Monday, April 08, 2013

My science experiment report

Title: Do Delayed Children from Impoverished Environments Have a Concept of Conservation?

Date: April 8, 2013

Experimenter: E. Curry

Purpose: To determine if an older adopted child is missing key mental concepts, using the concept of conservation as an example.

Introduction: In my parenting of older adopted children, it seems as though, because of their deprived backgrounds, they have irregular mental development. While in some ways they are capable of age-appropriate work, I believe that there are a great many deficits that children who grow up in families do not have. Some of these deficits are basic, but are due to living in an environment that did allow their brains to advance as they are designed. When these children are placed in families, we assume that they progressed as other children, just without knowledge of our language or other more obvious things. Thus we expect them to catch up quickly and are frustrated they do not. But what has happened is that the necessary mental framework that must be in place before it can be built on isn't there. This doesn't mean that it cannot be built, but in order for it to be built, we must provide the appropriate supports.

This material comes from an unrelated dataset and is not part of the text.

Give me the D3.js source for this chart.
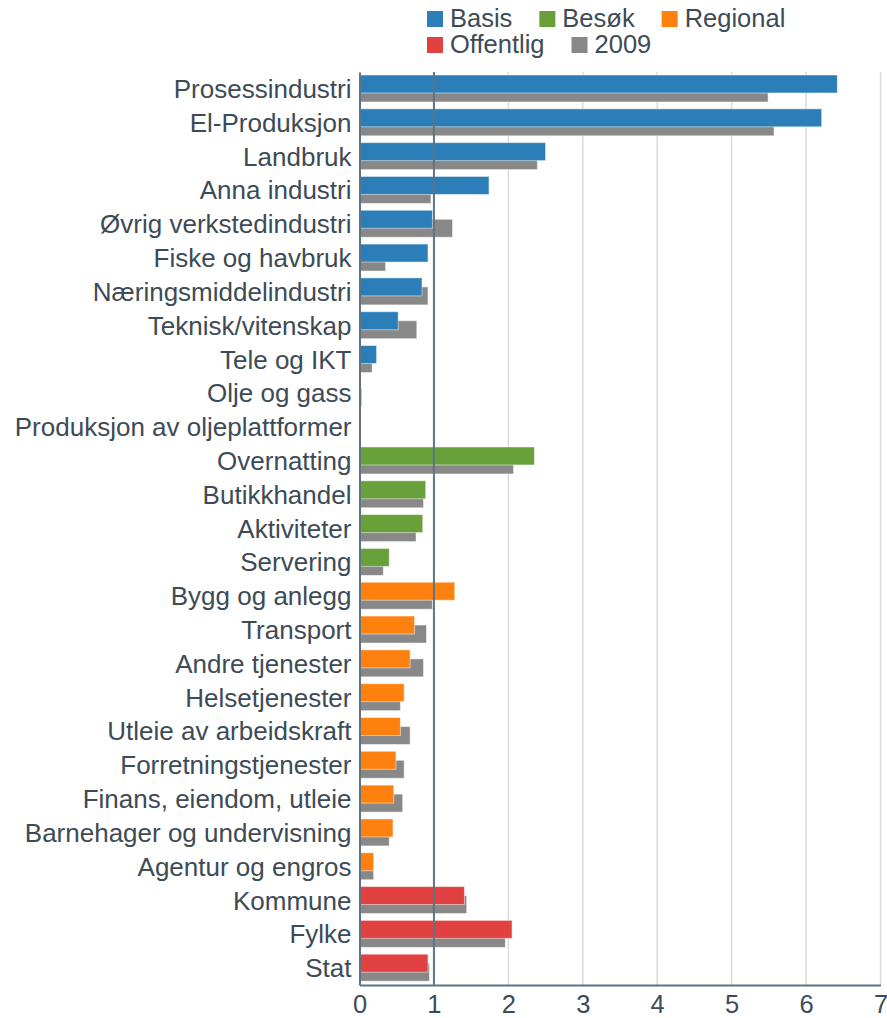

One of these basic concepts is that of conservation. It is a classic experiment with preschoolers. If you fill two identical glasses with equal amounts of water, the preschooler will understand that you have the same amount of water... that the glasses are equal. Yet, if the adult pours one of the glasses into a differently shaped container which changes the height of the water, the child will then say that the glass containing the higher level of water has more. Even if they just saw the same amount of water as equal in the other glass. The preschooler has yet to develop a sense of conservation. That is, that the amount of water is the same regardless of how it appears. At some point, often by the age of 6 or 7, the idea of conservation has developed.

Materials: Cuisenaire rods, two glasses of water of identical size and amounts, and a third, differently shaped glass.

Procedure: I wanted to test whether H. had yet developed the idea of conservation. In doing the test, it was clear that a language barrier could compromise the results. Since we had been working on the idea of 'more' and 'less' in her math book using Cuisenaire rods, I first clarified the concepts of 'more' and 'less' so that I was sure she understood what they meant. I took a pile of rods, all of the same color, and we practiced naming the idea. I would give her a pile and myself a pile and ask her which person had more. She was correct every time. When I made two equal piles, she started to answer twice, paused, and announced, "No has more. They are the same." I felt sure the understood when I asked her who had more.

I then showed her the to identical glasses with equal amounts of water and gave her one. I then asked her who had more water, playing the exact game with the glasses as we had with the rods. She looked and told me they were the same. No one had more. I then had her watch me pour my glass into a different glass which caused the water level of my glass to be lower than hers. I asked her again who had more. Without missing a beat, she pointed to her own glass (which had a higher level) and told me that she had more.

TM was very interested in what we were doing, so I used him as a control. I filled the identical glasses up again and asked him who had more. He agreed that they were the same (though he would have been happier if I had measured it out equally on a scale). I then filled the different glass up and asked him who had more. He was about to answer, when he stopped, looked at me somewhat incredulously and said, "The other glass is wider... it's going to look different."

Conclusions: TM and H. are two weeks apart in age. TM clearly showed the ability to grasp the concept of conservation while H. demonstrated a conception usually held by someone at a much younger age. I do not think this is a result of mental impairment so much as lack of mental opportunity. Children build these mental concepts as they play and experiment with the world around them. A child must spend many hours pouring water from one container to another before they can make conclusions about what does and does not change as they pour. If a child is not given this opportunity to explore their world and figure out how it works, these new conclusions do not develop. But since recent shows that the brain is plastic and that it is continually growing and pruning neurons throughout one's entire life, I don't believe that just because appropriate mental scaffolding did not occur at the usual time that it cannot occur later.

This supports my hypothesis that what older children from emotionally and physically impoverished environments need most is a chance to play at the level when impoverishment began. For H., this means that this summer I will be digging out my copy of Sandbox Scientist and H., K., G.. and L. will be doing a lot of hands-on exploring, including much water play. I intend to repeat the experiment every six months and chart the results.

2 comments:

Shecki Grtlyblesd said...

Fascinating! I refer to these gaps as "holes" when they show up in my daughter. I really ought to get some kind of developmental check list and start working through stages chronologically with her. Thanks for the reminder.

Amy said...

I did this experiment in our family and the results are rather sad for me. My 15 year old does not grasp conservation yet. I knew my one nine year old would not but the fact that my 15 year old doesn't either is hard. We plan on him being a lifer with us and this experiment is another confirmation of what we really already know about his development.